Os profissionais contam também com a ajuda da comunidade, para que o tratamento da população em situação de rua seja bem-sucedido. Em alguns casos, a equipe do CnaR faz um combinado com donos de comércios locais: o paciente realiza algum serviço para o dono do estabelecimento – arrumar mesas, por exemplo –, em troca de dinheiro ou de um local para guardar os medicamentos. “Eles têm uma rede de apoio, que é um dono de uma loja que abre todo dia, e a gente deixa o remédio com eles”, explica a doutora. Redes de apoio como essas são construídas para garantir o tratamento eficaz do paciente.
As funcionárias trabalham diariamente contra o preconceito, mostrando que não há razão para um julgamento negativo sobre a população em situação de rua. Thielly conta que em seu primeiro dia de trabalho seus colegas acharam que ela foi corajosa ao não ter medo de entrar na cabana de um dos pacientes para examiná-lo. Entrar no local geralmente é necessário para o tratamento, e ela diz que não entende a barreira que as pessoas criam em relação a pessoas em situação de rua. “Medo de quê? Para mim foi algo natural, eu até sinto mau odor, mas não é algo que me impeça e não deveria me impedir de atuar”.

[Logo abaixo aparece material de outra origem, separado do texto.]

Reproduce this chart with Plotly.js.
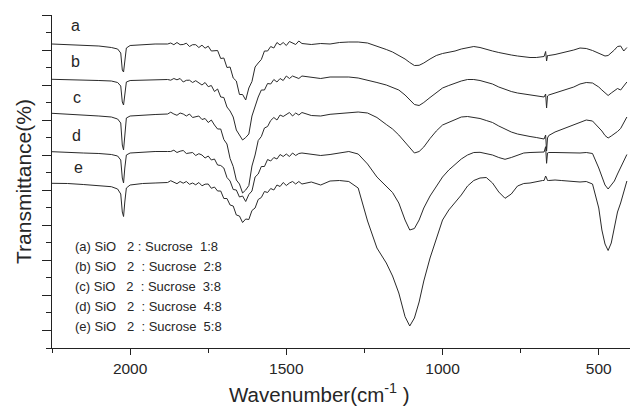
<!DOCTYPE html>
<html>
<head>
<meta charset="utf-8">
<script src="https://cdn.plot.ly/plotly-3.0.1.min.js"></script>
<style>html,body{margin:0;padding:0;background:#fff;}#chart{width:630px;height:407px;}</style>
</head>
<body>
<div id="chart"></div>
<script>
// Wavenumber (cm-1)
const wavenumber = [2250,2200,2150,2100,2060,2040,2030,2025,2021,2017,2012,2000,1960,1920,1880,
1870,1860,1850,1840,1830,1820,1810,1800,1790,1780,1770,1760,1750,1740,1730,1720,1710,1700,1690,1680,1670,1660,1650,1640,1630,1620,1610,1600,1590,1580,1570,1560,1550,1540,1530,1520,1510,1500,1490,1480,1470,1460,1450,
1420,1390,1360,1330,1300,1270,1240,1210,1180,1160,1140,1120,1105,1090,1075,1060,1040,1020,1000,980,960,940,920,900,880,860,840,820,800,780,760,740,720,700,680,675,670,667,664,660,640,620,600,580,560,540,520,500,490,480,470,460,450,440,430,420,410];

// Transmittance (arbitrary units, curves offset vertically)
const curveA = [304,303.5,302.5,302,300.5,299,295,278,276,288,300,302.5,303.5,304,304,
305,303.3,305.5,303.3,303.5,304.8,301.5,303.3,303.3,300.5,302.8,299.8,301.8,297,297.5,297.5,289.5,290,280.5,281,270,267,253.5,253.5,248,260,266.5,281,285,288.5,297,297,301.5,300,305.5,303,305.5,302.5,306.5,305,303.5,307,304.5,
303.5,304.5,304,305.5,306,306,305,302,298.5,296,292.5,289,285.5,282.5,282.7,285,289,292.5,294.5,295.5,297,299,300.5,301.5,300.5,298.5,297,295.5,294,293,292,291,290.5,290.5,291,291.5,296.5,287,292.5,292.5,293.5,295,296,298,300,299.5,297.5,295,293.5,292,292.5,295,298,301.5,302,297,300.5];

const curveB = [268.7,268.5,268,267.5,267,265.5,262,246,243,254,266,267.5,268,268.5,268.5,
267.8,269.5,268.2,269.5,266,267.7,267.8,265.5,267.3,264.8,263,265.5,261.3,262.5,256.5,259,251,250.5,241,237,231,218,213.5,208,210.5,214,232,241.5,251,258,258,264.5,264,268.5,266,269.5,267.5,272,269.5,272,270.5,269.5,272,
270.5,269.5,271,271.3,271,270,268,265.5,263,260.5,258,253,248.5,243.5,242.5,245.5,250.5,255.5,260,262.5,265,267,268.5,268.5,267.5,266,264,261,258.5,256.5,255,254,253,252,251,251,254,240,252,253,255,257,258.5,261,264,265.5,265,261,258,255,252.5,255,257,259.5,258,262,266];

const curveC = [234.7,234,233,232,231,229,225,203,198,214,230,232,233,233.5,234,
235.8,234,232.7,235,234,232,234,230.5,231,232,228.5,229.5,225.5,228,223,219,219,208.5,204,189.5,181.5,168,164,155,158,162.5,182,193,207.5,211.5,220,221.5,227.5,230.5,228,233,231.5,233.5,235.5,232,235,233,235.5,
232.5,232,233.7,234.5,235.5,236,235,230.5,223.5,219,213,205.5,200,195,196.5,201,209.5,217,223,225.5,228.5,231,231.5,230.5,229.5,227.5,225.5,222,219,216,214,212.5,211.5,210.5,209,209,213,197,210,212.5,216,218.5,220.5,223,226,228,227,221,217,212.5,210,212,214,216.5,219.5,225,231];

const curveD = [196.3,196,195,194.5,193.5,192,188,170,165,180,193,195,196,196.5,196.5,
196.5,197.8,195.5,196.8,197.5,194.5,195,195.5,192.5,194.3,193,190,192,188,189,183,182.5,180,170.5,167,158.5,158,151,152,146.5,153.5,157,171,174,181.5,181.5,188.5,187,190.5,189,193.5,191.5,194,191.5,195,192.5,194.5,195,
194,192.5,193.5,195,196.5,194,184,171,162,155.5,145,128,118,119.5,128,140,152,162,171,178,183.5,189,193,195.5,195.7,194.5,193,190.5,188.7,190.5,193,195,195.5,195.7,196,196,201.3,184.7,195,195.5,195.5,195.3,195.3,194.5,195,195.5,194.5,180,171,163,159,163,167,174,181,187,193.5];

const curveE = [164.7,164.5,163.5,162.5,161.3,159,154,136,131.5,146,160,163,164.5,165,165.5,
167.3,166,164.3,166.5,164.8,166.5,163.7,165,163.2,165.5,162.2,163.8,164,159.7,161,157,157,149.5,149.5,143,142,133,132,125.5,129,128.5,137.5,140,148.5,150.5,156.5,155.5,159.5,158,163,161.5,165.5,162.5,165,166.5,164,166.5,164,
166,163,167,167.5,166.5,160,127,100,85,72,55,31.3,22,30,46,67,90,110,128,138,145,153,162,167.5,170,170.5,165,156,149.7,154,162,164.5,165,166.5,167.5,167.5,172,170,167.5,167.5,168,167.5,167,166,166,166.5,164,140,118,104,97.5,105,120,136,145,157,167];

const curveNames = ['a','b','c','d','e'];
const legendLines = [
  '(a) SiO\u00a0\u00a0\u00a02 : Sucrose\u00a0\u00a01:8',
  '(b) SiO\u00a0\u00a0\u00a02\u00a0\u00a0: Sucrose\u00a0\u00a02:8',
  '(c) SiO\u00a0\u00a0\u00a02\u00a0\u00a0: Sucrose\u00a0\u00a03:8',
  '(d) SiO\u00a0\u00a0\u00a02\u00a0\u00a0: Sucrose\u00a0\u00a04:8',
  '(e) SiO\u00a0\u00a0\u00a02\u00a0\u00a0: Sucrose\u00a0\u00a05:8'
];

const series = [curveA, curveB, curveC, curveD, curveE];
const lineColor = '#2a2a2a';
const textColor = '#262626';
const fontFam = '"Liberation Sans", Arial, sans-serif';

const traces = series.map((ys, i) => ({
  x: wavenumber, y: ys, type: 'scatter', mode: 'lines', name: curveNames[i],
  line: {color: lineColor, width: 1}, hoverinfo: 'skip'
}));

const labelPos = [[0.0398,0.969],[0.0412,0.861],[0.0427,0.752],[0.0420,0.638],[0.045,0.5435]];
const legendY = [0.304,0.244,0.184,0.124,0.064];

const annotations = [];
curveNames.forEach((n, i) => annotations.push({
  xref:'paper', yref:'paper', x: labelPos[i][0], y: labelPos[i][1], text: n, showarrow:false,
  xanchor:'center', yanchor:'middle', font:{family:fontFam, size:16, color:textColor}
}));
legendLines.forEach((t, i) => annotations.push({
  xref:'paper', yref:'paper', x: 0.036, y: legendY[i], text: t, showarrow:false,
  xanchor:'left', yanchor:'middle', font:{family:fontFam, size:13, color:textColor}
}));
annotations.push({
  xref:'paper', yref:'paper', x: 0.462, y: -0.136, text: 'Wavenumber(cm<sup>-1</sup> )', showarrow:false,
  xanchor:'center', yanchor:'middle', font:{family:fontFam, size:20.5, color:textColor}
});

const layout = {
  width: 630, height: 407,
  margin: {l: 52, r: 0, t: 15, b: 59, pad: 0},
  paper_bgcolor: '#fff', plot_bgcolor: '#fff',
  showlegend: false, hovermode: false,
  xaxis: {
    range: [2250, 400], showgrid: false, zeroline: false,
    showline: true, linecolor: '#222', linewidth: 1,
    ticks: 'outside', ticklen: 6, tickwidth: 1, tickcolor: '#222',
    tickmode: 'linear', tick0: 0, dtick: 500,
    minor: {ticks: 'outside', ticklen: 3.5, tickwidth: 1, tickcolor: '#222', tick0: 0, dtick: 250, showgrid: false},
    tickfont: {family: fontFam, size: 15.5, color: textColor},
    automargin: false
  },
  yaxis: {
    range: [0, 333], showgrid: false, zeroline: false,
    showline: true, linecolor: '#222', linewidth: 1,
    ticks: 'outside', ticklen: 9, tickwidth: 1, tickcolor: '#222',
    tickmode: 'linear', tick0: 333, dtick: 35.0526,
    minor: {ticks: 'outside', ticklen: 5, tickwidth: 1, tickcolor: '#222', tick0: 0, dtick: 17.5263, showgrid: false},
    showticklabels: false,
    title: {text: 'Transmittance(%)', font: {family: fontFam, size: 21, color: textColor}, standoff: 4},
    automargin: false
  },
  annotations: annotations
};

Plotly.newPlot('chart', traces, layout, {displayModeBar: false, staticPlot: true});
</script>
</body>
</html>
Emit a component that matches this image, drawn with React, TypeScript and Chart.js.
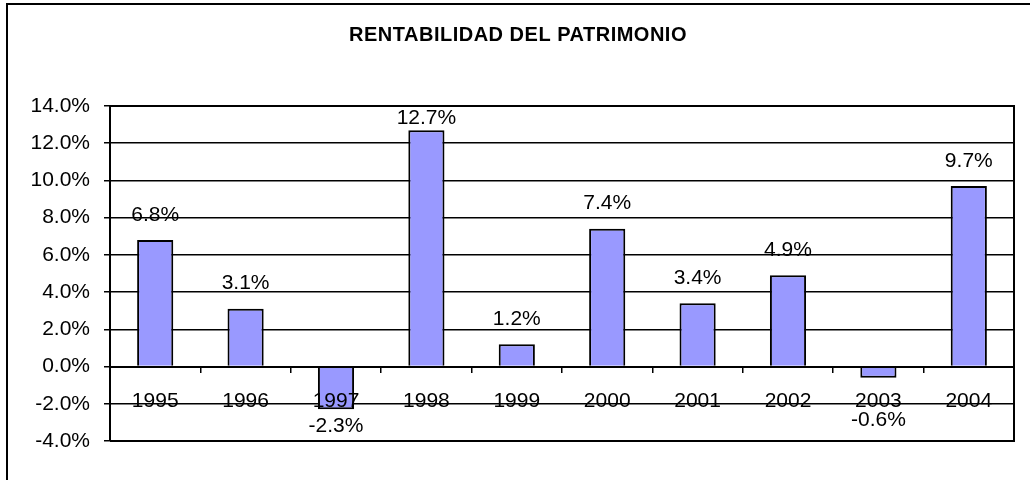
import React, { useEffect, useRef } from "react";
import { Chart, registerables } from "chart.js";

Chart.register(...registerables);

const TITLE = "RENTABILIDAD DEL PATRIMONIO";
const YEARS = ["1995", "1996", "1997", "1998", "1999", "2000", "2001", "2002", "2003", "2004"];
const ROE = [6.8, 3.1, -2.3, 12.7, 1.2, 7.4, 3.4, 4.9, -0.6, 9.7];
const Y_MIN = -4;
const Y_MAX = 14;
const Y_STEP = 2;

const FONT = "Arial, 'Liberation Sans', sans-serif";
const FONT_SIZE = 21;

const framePlugin = {
  id: "frame",
  beforeDraw(chart: any) {
    const ctx = chart.ctx;
    ctx.save();
    ctx.fillStyle = "#ffffff";
    ctx.fillRect(0, 0, chart.width, chart.height);
    ctx.strokeStyle = "#000000";
    ctx.lineWidth = 2;
    ctx.strokeRect(7, 4, chart.width + 20, chart.height + 20);
    ctx.restore();
  },
  afterDraw(chart: any) {
    const ctx = chart.ctx;
    const a = chart.chartArea;
    ctx.save();
    ctx.strokeStyle = "#000000";
    ctx.lineWidth = 2;
    ctx.beginPath();
    ctx.moveTo(a.left, a.top);
    ctx.lineTo(a.right, a.top);
    ctx.lineTo(a.right, a.bottom);
    ctx.lineTo(a.left, a.bottom);
    ctx.stroke();
    ctx.fillStyle = "#000000";
    ctx.font = "bold 20px " + FONT;
    (ctx as any).letterSpacing = "0.5px";
    ctx.textAlign = "center";
    ctx.textBaseline = "alphabetic";
    ctx.fillText(TITLE, 518, 41);
    ctx.restore();
  },
};

const labelPlugin = {
  id: "valueLabels",
  afterDatasetsDraw(chart: any) {
    const ctx = chart.ctx;
    const meta = chart.getDatasetMeta(0);
    const zeroY = chart.scales.y.getPixelForValue(0);
    const top = chart.chartArea.top;
    ctx.save();
    ctx.fillStyle = "#000000";
    ctx.font = FONT_SIZE + "px " + FONT;
    ctx.textAlign = "center";
    ctx.textBaseline = "alphabetic";
    meta.data.forEach((bar: any, i: number) => {
      const v = ROE[i];
      const txt = v.toFixed(1) + "%";
      if (v >= 0) {
        ctx.fillText(txt, bar.x, Math.max(bar.y - 19.5, top + 18));
      } else {
        ctx.fillText(txt, bar.x, Math.max(bar.y + 23, zeroY + 59));
      }
    });
    ctx.restore();
  },
};

export default function App() {
  const ref = useRef<HTMLCanvasElement | null>(null);

  useEffect(() => {
    if (!ref.current) return;
    const chart = new Chart(ref.current, {
      type: "bar",
      data: {
        labels: YEARS,
        datasets: [
          {
            data: ROE,
            backgroundColor: "#9999FF",
            borderColor: "#000000",
            borderWidth: 2,
            categoryPercentage: 1,
            barPercentage: 0.4,
          },
        ],
      },
      options: {
        animation: false,
        responsive: false,
        maintainAspectRatio: false,
        layout: { padding: { left: 0, right: 16, top: 106, bottom: 39 } },
        plugins: {
          legend: { display: false },
          title: { display: false },
          tooltip: { enabled: false },
        },
        scales: {
          x: {
            position: { y: 0 } as any,
            offset: true,
            grid: {
              display: true,
              offset: true,
              drawOnChartArea: false,
              drawTicks: true,
              tickLength: 5,
              color: "#000000",
              lineWidth: 1.5,
              z: 1,
            },
            border: { display: true, color: "#000000", width: 2, z: 1 },
            ticks: {
              color: "#000000",
              font: { family: FONT, size: FONT_SIZE },
              padding: 17,
              maxRotation: 0,
              autoSkip: false,
              z: 2,
            },
          },
          y: {
            min: Y_MIN,
            max: Y_MAX,
            afterFit: (scale: any) => {
              scale.width = 110;
            },
            grid: {
              color: "#000000",
              lineWidth: 1.5,
              tickLength: 6,
              drawTicks: true,
            },
            border: { display: true, color: "#000000", width: 2 },
            ticks: {
              stepSize: Y_STEP,
              color: "#000000",
              padding: 14,
              font: { family: FONT, size: FONT_SIZE },
              callback: (v: any) => Number(v).toFixed(1) + "%",
            },
          },
        },
      },
      plugins: [framePlugin, labelPlugin],
    });
    return () => chart.destroy();
  }, []);

  return (
    <div style={{ position: "fixed", left: 0, top: 0, width: 1030, height: 480, background: "#fff" }}>
      <canvas ref={ref} width={1030} height={480} style={{ width: 1030, height: 480, display: "block" }} />
    </div>
  );
}
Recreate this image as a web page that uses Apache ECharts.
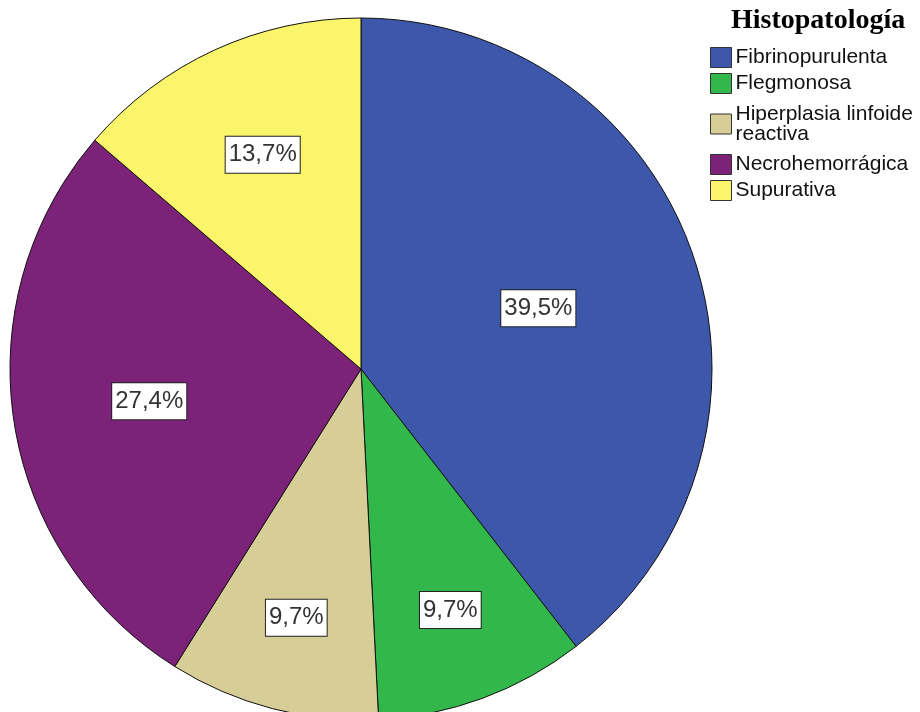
<!DOCTYPE html>
<html>
<head>
<meta charset="utf-8">
<script src="https://cdn.jsdelivr.net/npm/echarts@6/dist/echarts.min.js"></script>
<style>html,body{margin:0;padding:0;background:#fff;}#c{width:920px;height:712px;}</style>
</head>
<body>
<div id="c"></div>
<script>
const categories = ['Fibrinopurulenta', 'Flegmonosa', 'Hiperplasia linfoide reactiva', 'Necrohemorrágica', 'Supurativa'];
const values = [39.5, 9.7, 9.7, 27.4, 13.7];
const colors = ['#3D57AB', '#32B74B', '#D6CD97', '#7C2279', '#FAF56B'];

// label distance from centre as a fraction of the radius (style only)
const labelRadiusFrac = [0.525, 0.72, 0.72, 0.60, 0.66];
const CX = 361, CY = 369, R = 351;

const chart = echarts.init(document.getElementById('c'));
chart.setOption({
  animation: false,
  backgroundColor: '#ffffff',
  title: {
    text: 'Histopatología',
    left: 731, top: 7,
    padding: 0,
    textStyle: { fontFamily: 'Liberation Serif', fontWeight: 'bold', fontSize: 28, color: '#000' }
  },
  legend: {
    orient: 'vertical',
    left: 710, top: 47,
    icon: 'rect',
    itemWidth: 21, itemHeight: 20,
    itemGap: 5,
    padding: 0,
    itemStyle: { borderColor: '#333', borderWidth: 1 },
    formatter: function (n) { return n === 'Hiperplasia linfoide reactiva' ? 'Hiperplasia linfoide\nreactiva' : n; },
    textStyle: { fontFamily: 'Liberation Sans', fontSize: 21, color: '#111', lineHeight: 20, padding: [0, 0, 0, -1] },
    data: categories.map(c => c === 'Hiperplasia linfoide reactiva'
      ? { name: c, textStyle: { padding: [5, 0, 5, -1], lineHeight: 20 } }
      : { name: c })
  },
  series: [{
    type: 'pie',
    center: [CX, CY],
    radius: R,
    startAngle: 90,
    clockwise: true,
    avoidLabelOverlap: false,
    itemStyle: { borderColor: '#111', borderWidth: 1 },
    label: {
      show: true,
      position: 'inside',
      formatter: function (p) { return p.value.toFixed(1).replace('.', ',') + '%'; },
      fontFamily: 'Liberation Sans', fontSize: 24, color: '#333', lineHeight: 28,
      backgroundColor: '#fff', borderColor: '#222', borderWidth: 1,
      padding: [5, 3, 3, 3]
    },
    labelLayout: function (p) {
      const r = p.labelRect;
      const lx = r.x + r.width / 2, ly = r.y + r.height / 2;
      const k = labelRadiusFrac[p.dataIndex] / 0.5;
      return { x: CX + (lx - CX) * k, y: CY + (ly - CY) * k };
    },
    labelLine: { show: false },
    data: categories.map((c, i) => ({ name: c, value: values[i], itemStyle: { color: colors[i] } }))
  }]
});
</script>
</body>
</html>
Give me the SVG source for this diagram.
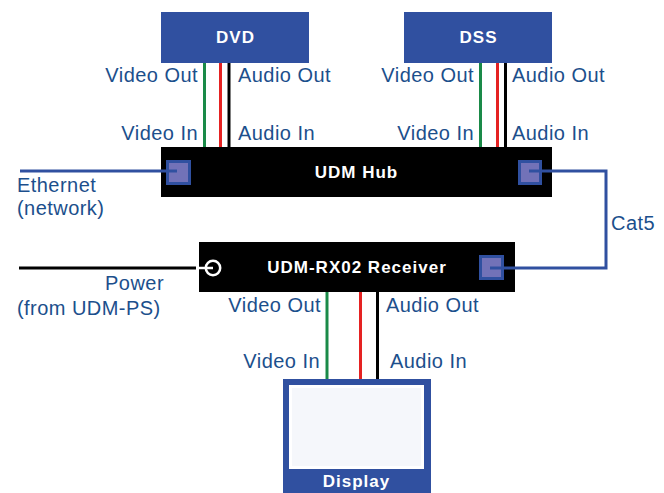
<svg xmlns="http://www.w3.org/2000/svg" width="664" height="493" viewBox="0 0 664 493">
<style>
.lbl{font-family:"Liberation Sans",Arial,sans-serif;font-size:20px;fill:#1c4f8c;letter-spacing:0.45px}
.bt{font-family:"Liberation Sans",Arial,sans-serif;font-size:17px;font-weight:bold;fill:#fff;text-anchor:middle;letter-spacing:1px}
.blue{fill:#3050a0}
.dev{fill:#000}
.port{fill:#7272b8;stroke:#3050a0;stroke-width:3}
.g{stroke:#1a8a48;stroke-width:3;fill:none}
.r{stroke:#e52222;stroke-width:3;fill:none}
.k{stroke:#000;stroke-width:3;fill:none}
.net{stroke:#3050a0;stroke-width:3;fill:none}
.end{text-anchor:end}
</style>
<rect width="664" height="493" fill="#fff"/>
<g id="connectors">
  <line class="g" x1="204.5" y1="62" x2="204.5" y2="148"/>
  <line class="r" x1="220.5" y1="62" x2="220.5" y2="148"/>
  <line class="k" x1="229" y1="62" x2="229" y2="148"/>
  <line class="g" x1="480.5" y1="62" x2="480.5" y2="151"/>
  <line class="r" x1="497.5" y1="62" x2="497.5" y2="152"/>
  <line class="k" x1="505.5" y1="62" x2="505.5" y2="148"/>
  <line class="g" x1="327" y1="292" x2="327" y2="380"/>
  <line class="r" x1="360.5" y1="292" x2="360.5" y2="380"/>
  <line class="k" x1="377.5" y1="292" x2="377.5" y2="380"/>
</g>
<g id="dvd">
  <rect class="blue" x="161" y="12" width="148" height="51"/>
  <text class="bt" x="235.5" y="43">DVD</text>
  <text class="lbl end" x="198" y="82">Video Out</text>
  <text class="lbl" x="238" y="82">Audio Out</text>
  <text class="lbl end" x="198" y="140">Video In</text>
  <text class="lbl" x="238" y="140">Audio In</text>
</g>
<g id="dss">
  <rect class="blue" x="404" y="12" width="148" height="51"/>
  <text class="bt" x="478.5" y="43">DSS</text>
  <text class="lbl end" x="474" y="82">Video Out</text>
  <text class="lbl" x="512" y="82">Audio Out</text>
  <text class="lbl end" x="474" y="140">Video In</text>
  <text class="lbl" x="512" y="140">Audio In</text>
</g>
<g id="hub">
  <rect class="dev" x="161" y="147" width="391" height="50"/>
  <text class="bt" x="356.5" y="178">UDM Hub</text>
  <rect class="port" x="167.5" y="161.5" width="22" height="22"/>
  <rect class="port" x="519.5" y="161.5" width="21" height="22"/>
</g>
<g id="receiver">
  <rect class="dev" x="199" y="242" width="316" height="50"/>
  <text class="bt" x="357" y="273">UDM-RX02 Receiver</text>
  <rect class="port" x="480.5" y="256.5" width="22" height="22"/>
  <line x1="196" y1="268" x2="213" y2="268" stroke="#fff" stroke-width="2.5"/>
  <circle cx="213" cy="268" r="7.2" fill="none" stroke="#fff" stroke-width="2.5"/>
</g>
<g id="receiver-labels">
  <text class="lbl end" x="321" y="312">Video Out</text>
  <text class="lbl" x="386" y="312">Audio Out</text>
  <text class="lbl end" x="320" y="368">Video In</text>
  <text class="lbl" x="390" y="368">Audio In</text>
</g>
<g id="ethernet">
  <line class="net" x1="20" y1="171" x2="177" y2="171"/>
  <text class="lbl" x="17" y="192">Ethernet</text>
  <text class="lbl" x="17" y="215">(network)</text>
</g>
<g id="cat5">
  <polyline class="net" points="529,171 606,171 606,268 490,268"/>
  <text class="lbl" x="611" y="230">Cat5</text>
</g>
<g id="power">
  <line x1="19" y1="268" x2="196" y2="268" stroke="#000" stroke-width="3"/>
  <text class="lbl end" x="164" y="290">Power</text>
  <text class="lbl" x="17" y="315">(from UDM-PS)</text>
</g>
<g id="display">
  <rect class="blue" x="283" y="379" width="148" height="114"/>
  <rect x="289" y="385" width="135" height="84" fill="#fff"/>
  <rect x="292" y="388" width="129" height="78" fill="#f5f7fb"/>
  <text class="bt" x="356.5" y="487">Display</text>
</g>
</svg>
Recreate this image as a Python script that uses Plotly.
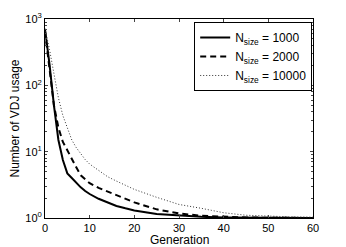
import plotly.graph_objects as go

generations = [0, 1, 2, 3, 4, 5, 6, 7, 8, 9, 10, 12, 14, 16, 18, 20, 25, 30, 35, 40, 45, 50, 55, 60]
n1000 = [700, 210, 50, 15, 7.5, 4.7, 4.0, 3.4, 2.9, 2.55, 2.3, 1.95, 1.7, 1.52, 1.4, 1.3, 1.15, 1.08, 1.04, 1.02, 1.01, 1.0, 1.0, 1.0]
n2000 = [650, 190, 50, 23, 14, 10.5, 8.0, 5.8, 4.4, 3.8, 3.35, 2.85, 2.5, 2.25, 1.95, 1.72, 1.35, 1.17, 1.08, 1.04, 1.02, 1.01, 1.0, 1.0]
n10000 = [720, 350, 150, 65, 35, 22, 15, 11.5, 9.2, 7.6, 6.5, 5.2, 4.2, 3.6, 3.1, 2.7, 2.05, 1.6, 1.4, 1.2, 1.1, 1.06, 1.04, 1.03]
labels = ["N<sub>size</sub> = 1000", "N<sub>size</sub> = 2000", "N<sub>size</sub> = 10000"]
xticks = [0, 10, 20, 30, 40, 50, 60]
yticks = [1, 10, 100, 1000]
yticktext = ["10<sup>0</sup>", "10<sup>1</sup>", "10<sup>2</sup>", "10<sup>3</sup>"]
x_title = "Generation"
y_title = "Number of VDJ usage"

minor_vals = [m * 10 ** e for e in range(0, 3) for m in range(2, 10)]

fig = go.Figure()
fig.add_trace(go.Scatter(x=generations, y=n1000, mode="lines", name=labels[0],
                         line=dict(color="black", width=2, dash="solid")))
fig.add_trace(go.Scatter(x=generations, y=n2000, mode="lines", name=labels[1],
                         line=dict(color="black", width=2, dash="6px,4px")))
fig.add_trace(go.Scatter(x=generations, y=n10000, mode="lines", name=labels[2],
                         line=dict(color="#333333", width=1, dash="1px,2px")))

font = dict(family="Liberation Sans, Arial, sans-serif", size=12, color="black")
tickfont = dict(family="Liberation Sans, Arial, sans-serif", size=11, color="black")
fig.update_layout(
    width=346, height=247,
    margin=dict(l=37, r=41, t=11, b=37),
    paper_bgcolor="white", plot_bgcolor="white",
    font=font,
    showlegend=True,
    legend=dict(x=0.997, y=0.985, xanchor="right", yanchor="top",
                bordercolor="black", borderwidth=1, bgcolor="white",
                font=dict(family="Liberation Sans, Arial, sans-serif", size=12, color="black"),
                tracegroupgap=0, itemwidth=30),
    annotations=[dict(text=x_title, xref="paper", yref="paper", x=0.5, y=-0.112,
                      xanchor="center", yanchor="middle", showarrow=False, font=font)],
)
fig.update_xaxes(range=[0, 60], tickvals=xticks, ticks="inside", ticklen=3,
                 tickfont=tickfont,
                 showline=True, linecolor="black", linewidth=1, mirror="ticks",
                 showgrid=False, zeroline=False, automargin=False)
fig.update_yaxes(type="log", range=[0, 3], tickvals=yticks, ticktext=yticktext,
                 ticks="inside", ticklen=3, tickfont=tickfont,
                 minor=dict(tickvals=minor_vals, ticks="inside", ticklen=2, showgrid=False),
                 showline=True, linecolor="black", linewidth=1, mirror="ticks",
                 showgrid=False, zeroline=False, automargin=False,
                 title=dict(text=y_title, standoff=4, font=font))

fig.write_html("out.html")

Atualmente, o Consultório na Rua é a única forma de acesso das pessoas em situação de rua à saúde, já que eles não são recebidos na maioria das unidades. Apesar dos vários benefícios do CnaR a essa população, Thielly e Franciely frisam que ele é uma solução temporária, e que o ideal seria que as unidades de saúde realmente acolhessem essa população. “Deveria existir um mundo em que qualquer pessoa poderia acessar uma unidade de saúde”, reforça Thielly.